One month ago, the automatic update began failing. This seems to have been caused by conflicting configuration in our Fastly and Cloudflare accounts, although that is still being investigated. Today, the failures caught up to us and the last good cert expired.
Sadly, we don’t have any monitoring or alerting in place for this update process, so although the logs are there, we didn’t spot the errors before today.
Fastly has sponsored CDN and TLS services for Haskell domains for a very long time. Some of our configuration predates ACME wildcard domains, if not ACME itself. Given all the legacy stuff, it’s hard to know why everything is the way it is.
Recently, some changes pushed the problem over the line. ACME config on the servers, DNS zone config in Cloudflare (another sponsor), and TLS config in Fastly conflicted in a way that broke the ACME update.
The fix involved removing old conflicting certs in Fastly, removing or correcting DNS entries in Cloudflare, and rerunning the ACME update. This cleaned up other potential lurking issues, as well.

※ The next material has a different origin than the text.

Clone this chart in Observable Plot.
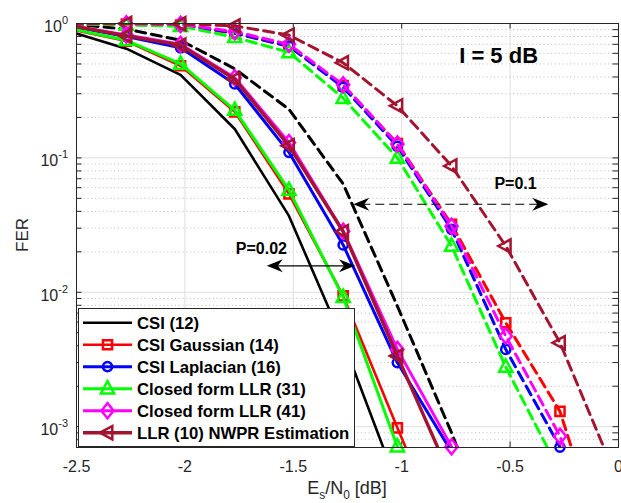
<!DOCTYPE html>
<html><head><meta charset="utf-8">
<script src="https://cdn.jsdelivr.net/npm/d3@7"></script>
<script src="https://cdn.jsdelivr.net/npm/@observablehq/plot@0.6"></script>
<style>
html,body{margin:0;padding:0;background:#fff;}
#chart svg{display:block;}
</style></head><body><div id="chart"></div>
<script>
const FONT = "'Liberation Sans', Arial, Helvetica, sans-serif";

// ---- data ----
const xVals = [-2.52, -2.27, -2.02, -1.77, -1.52, -1.27, -1.02, -0.77, -0.52, -0.27, -0.02];
const seriesNames = ["CSI (12)", "CSI Gaussian (14)", "CSI Laplacian (16)", "Closed form LLR (31)", "Closed form LLR (41)", "LLR (10) NWPR Estimation"];

// solid curves
const fer_CSI12   = [0.86, 0.65, 0.415, 0.164, 0.037, 0.0043, 0.00037];
const fer_Gauss14 = [0.90, 0.74, 0.485, 0.22, 0.054, 0.0094, 0.00098, 0.00011];
const fer_Lap16   = [0.95, 0.80, 0.66, 0.355, 0.110, 0.0225, 0.0030, 0.00065];
const fer_CF31    = [0.91, 0.75, 0.50, 0.227, 0.0575, 0.0092, 0.00071, 0.00007];
const fer_CF41    = [0.96, 0.82, 0.70, 0.395, 0.130, 0.0285, 0.00376, 0.00071];
const fer_NWPR10  = [0.96, 0.81, 0.69, 0.385, 0.123, 0.0283, 0.00336, 0.00041];

// dashed curves
const ferD_CSI12   = [0.99, 0.91, 0.75, 0.46, 0.23, 0.064, 0.0079, 0.0009, 0.00008];
const ferD_Gauss14 = [0.995, 0.99, 0.975, 0.845, 0.675, 0.345, 0.128, 0.032, 0.00594, 0.0013, 0.00007];
const ferD_Lap16   = [0.995, 0.99, 0.98, 0.85, 0.68, 0.335, 0.122, 0.0294, 0.00376, 0.000705, 0.00006];
const ferD_CF31    = [0.99, 0.975, 0.955, 0.79, 0.61, 0.278, 0.100, 0.0221, 0.00278, 0.00046, 0.00004];
const ferD_CF41    = [0.998, 0.995, 0.985, 0.87, 0.70, 0.35, 0.127, 0.031, 0.00473, 0.00085, 0.00006];
const ferD_NWPR10  = [1.0, 1.0, 0.995, 0.96, 0.82, 0.51, 0.244, 0.087, 0.0221, 0.00421, 0.00046];

// axes
const xTicks = [-2.5, -2, -1.5, -1, -0.5, 0];
const xTickLabels = ["-2.5", "-2", "-1.5", "-1", "-0.5", "0"];
const yDecades = [1, 0.1, 0.01, 0.001];
const yExponents = ["0", "-1", "-2", "-3"];
const yMinor = [0.0008, 0.0009,
  0.002, 0.003, 0.004, 0.005, 0.006, 0.007, 0.008, 0.009,
  0.02, 0.03, 0.04, 0.05, 0.06, 0.07, 0.08, 0.09,
  0.2, 0.3, 0.4, 0.5, 0.6, 0.7, 0.8, 0.9];

// annotations
const titleText = "I = 5 dB";
const titlePos = {x: -0.553, y: 0.575};
const p01Label = {text: "P=0.1", x: -0.475, y: 0.0638};
const p002Label = {text: "P=0.02", x: -1.647, y: 0.0211};
const p01Arrow = {x1: -1.221, x2: -0.3215, y: 0.0448};
const p002Arrow = {x1: -1.62, x2: -1.213, y: 0.0156};

// ---- styles ----
const colors = ["#000000", "#ff0000", "#0000ff", "#00ff00", "#ff00ff", "#a2142f"];
const symSquare = {draw(c, size){const r=Math.sqrt(size/Math.PI), s=r*0.95; c.moveTo(-s,-s); c.lineTo(s,-s); c.lineTo(s,s); c.lineTo(-s,s); c.closePath();}};
const symDiamond = {draw(c, size){const r=Math.sqrt(size/Math.PI); c.moveTo(0,-1.3*r); c.lineTo(1.05*r,0); c.lineTo(0,1.3*r); c.lineTo(-1.05*r,0); c.closePath();}};
const symTriUp = {draw(c, size){const r=Math.sqrt(size/Math.PI); c.moveTo(0,-1.25*r); c.lineTo(1.1*r,0.8*r); c.lineTo(-1.1*r,0.8*r); c.closePath();}};
const symTriLeft = {draw(c, size){const r=Math.sqrt(size/Math.PI); c.moveTo(-1.25*r,0); c.lineTo(0.8*r,-1.1*r); c.lineTo(0.8*r,1.1*r); c.closePath();}};
const symbols = [null, symSquare, "circle", symTriUp, symDiamond, symTriLeft];
const symbolR = [0, 4.8, 4.6, 6, 5.8, 6];
const solidWidths = [2.6, 2.6, 3, 3, 3, 3.4];
const dashedWidths = [3, 3, 3, 3, 3, 3];

const solidData = [fer_CSI12, fer_Gauss14, fer_Lap16, fer_CF31, fer_CF41, fer_NWPR10];
const dashedData = [ferD_CSI12, ferD_Gauss14, ferD_Lap16, ferD_CF31, ferD_CF41, ferD_NWPR10];

const Y_MIN = 7e-4, Y_MAX = 1, X_MIN = -2.5, X_MAX = 0;
const W = 621, H = 503, ML = 76, MR = 3, MT = 23, MB = 56;
const tickLenX = (X_MAX - X_MIN) / (W - ML - MR) * 5.5;
const tickFacY = Math.pow(Y_MAX / Y_MIN, 5.5 / (H - MT - MB));

function rows(vals){ return vals.map((v, j) => ({x: xVals[j], y: v})); }
function seriesMarks(vals, i, dashed){
  const data = rows(vals);
  const m = [Plot.line(data, {x: "x", y: "y", stroke: colors[i], strokeWidth: dashed ? dashedWidths[i] : solidWidths[i],
    strokeDasharray: dashed ? "10,6" : null, clip: true})];
  if (symbols[i]) {
    const inside = data.filter(d => d.x >= X_MIN && d.y >= Y_MIN && d.y <= Y_MAX);
    m.push(Plot.dot(inside, {x: "x", y: "y", symbol: symbols[i], r: symbolR[i], stroke: colors[i], fill: "none", strokeWidth: 2.5}));
  }
  return m;
}

const marks = [
  Plot.ruleY(yMinor, {stroke: "#c4c4c4", strokeDasharray: "1.2,2.6", strokeWidth: 1}),
  Plot.ruleY(yDecades.slice(1), {stroke: "#dedede", strokeWidth: 1}),
  Plot.ruleX(xTicks.slice(1, -1), {stroke: "#dedede", strokeWidth: 1}),
  // inward ticks
  Plot.ruleY(yDecades.concat(yMinor), {x1: X_MIN, x2: X_MIN + tickLenX, stroke: "#262626", strokeWidth: 1}),
  Plot.ruleY(yDecades.concat(yMinor), {x1: X_MAX - tickLenX, x2: X_MAX, stroke: "#262626", strokeWidth: 1}),
  Plot.ruleX(xTicks, {y1: Y_MIN, y2: Y_MIN * tickFacY, stroke: "#262626", strokeWidth: 1}),
  Plot.ruleX(xTicks, {y1: Y_MAX / tickFacY, y2: Y_MAX, stroke: "#262626", strokeWidth: 1}),
];
for (let i = 0; i < 6; i++) marks.push(...seriesMarks(dashedData[i], i, true));
for (let i = 0; i < 6; i++) marks.push(...seriesMarks(solidData[i], i, false));
marks.push(
  Plot.frame({stroke: "#262626", strokeWidth: 1}),
  Plot.text([titlePos], {x: "x", y: "y", text: () => titleText, fontSize: 22, fontWeight: "bold", fill: "#000"}),
  Plot.text([p01Label], {x: "x", y: "y", text: "text", fontSize: 16, fontWeight: "bold", fill: "#000"}),
  Plot.text([p002Label], {x: "x", y: "y", text: "text", fontSize: 16, fontWeight: "bold", fill: "#000"}),
  Plot.axisX({ticks: xTicks, tickFormat: (d) => xTickLabels[xTicks.indexOf(d)], tickSize: 0, tickPadding: 13, fill: "#262626", fontSize: 16, label: null})
);

const plot = Plot.plot({
  width: W, height: H,
  marginLeft: ML, marginRight: MR, marginTop: MT, marginBottom: MB,
  style: {fontFamily: FONT, fontSize: "16px", color: "#262626", background: "#fff", overflow: "visible"},
  x: {domain: [X_MIN, X_MAX]},
  y: {type: "log", domain: [Y_MIN, Y_MAX], axis: null},
  marks
});
document.getElementById("chart").appendChild(plot);

// ---- post-render decorations using Plot's scales ----
const sx = plot.scale("x"), sy = plot.scale("y");
const svg = d3.select(plot);

// y tick labels 10^k
const yl = svg.append("g").attr("font-family", FONT).attr("fill", "#262626").attr("font-size", 16).attr("text-anchor", "end");
yDecades.forEach((v, k) => {
  const t = yl.append("text").attr("x", ML - 8).attr("y", sy.apply(v) + 9).attr("text-anchor", "end");
  t.append("tspan").text("10");
  t.append("tspan").attr("dy", -8).attr("font-size", 11).text(yExponents[k]);
});

// axis labels
svg.append("text").attr("transform", `translate(${22},${235}) rotate(-90)`)
  .attr("text-anchor", "middle").attr("dominant-baseline", "central")
  .attr("font-family", FONT).attr("font-size", 17).attr("fill", "#262626").text("FER");
const xl = svg.append("text").attr("x", ML + (W - ML - MR) / 2).attr("y", 494)
  .attr("text-anchor", "middle").attr("font-family", FONT).attr("font-size", 18).attr("fill", "#262626");
xl.append("tspan").text("E");
xl.append("tspan").attr("font-size", 12).attr("dy", 5).text("s");
xl.append("tspan").attr("dy", -5).text("/N");
xl.append("tspan").attr("font-size", 12).attr("dy", 5).text("0");
xl.append("tspan").attr("dy", -5).text(" [dB]");

// double arrows
function arrowHead(g, tx, ty, dir){
  const L = 16, w = 6.5, n = 11;
  const p = [[tx, ty], [tx - dir*L, ty - w], [tx - dir*n, ty], [tx - dir*L, ty + w]];
  g.append("path").attr("d", "M" + p.map(q => q.join(",")).join("L") + "Z").attr("fill", "#000");
}
function doubleArrow(a, dashed){
  const g = svg.append("g");
  const x1 = sx.apply(a.x1), x2 = sx.apply(a.x2), y = sy.apply(a.y);
  g.append("line").attr("x1", x1 + 8).attr("x2", x2 - 8).attr("y1", y).attr("y2", y)
    .attr("stroke", "#000").attr("stroke-width", 1.1).attr("stroke-dasharray", dashed ? "9,5" : null);
  arrowHead(g, x1, y, -1);
  arrowHead(g, x2, y, 1);
}
doubleArrow(p01Arrow, true);
doubleArrow(p002Arrow, false);

// legend
const lg = svg.append("g").attr("font-family", FONT).attr("text-anchor", "start");
lg.append("rect").attr("x", 78.5).attr("y", 308.5).attr("width", 276).attr("height", 138)
  .attr("fill", "#fff").attr("stroke", "#262626").attr("stroke-width", 1);
seriesNames.forEach((name, i) => {
  const cy = 322.7 + i * 22;
  lg.append("line").attr("x1", 83).attr("x2", 132).attr("y1", cy).attr("y2", cy)
    .attr("stroke", colors[i]).attr("stroke-width", solidWidths[i]);
  if (symbols[i]) {
    const type = symbols[i] === "circle" ? d3.symbolCircle : symbols[i];
    lg.append("path").attr("transform", `translate(107.5,${cy})`)
      .attr("d", d3.symbol().type(type).size(Math.PI * symbolR[i] * symbolR[i])())
      .attr("fill", "none").attr("stroke", colors[i]).attr("stroke-width", 2.5);
  }
  lg.append("text").attr("x", 137).attr("y", cy).attr("dy", "0.36em").attr("text-anchor", "start")
    .attr("font-size", 16.7).attr("font-weight", "bold").attr("fill", "#000").text(name);
});
</script>
</body></html>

It looks like there may have been migrations done in the past that were partially incomplete. We believe—well, I believe in particular—a better focus on understanding systems, planning changes, and following up on them would have prevented this. But the real failure here was the lack of alerting. The cert tried to tell us for a whole month that something was wrong, but we never heard it.
The Infra team has been getting more organized recently. The Haskell Foundation has devoted some resources to that work. Getting a team alerting system set up is high on our wishlist.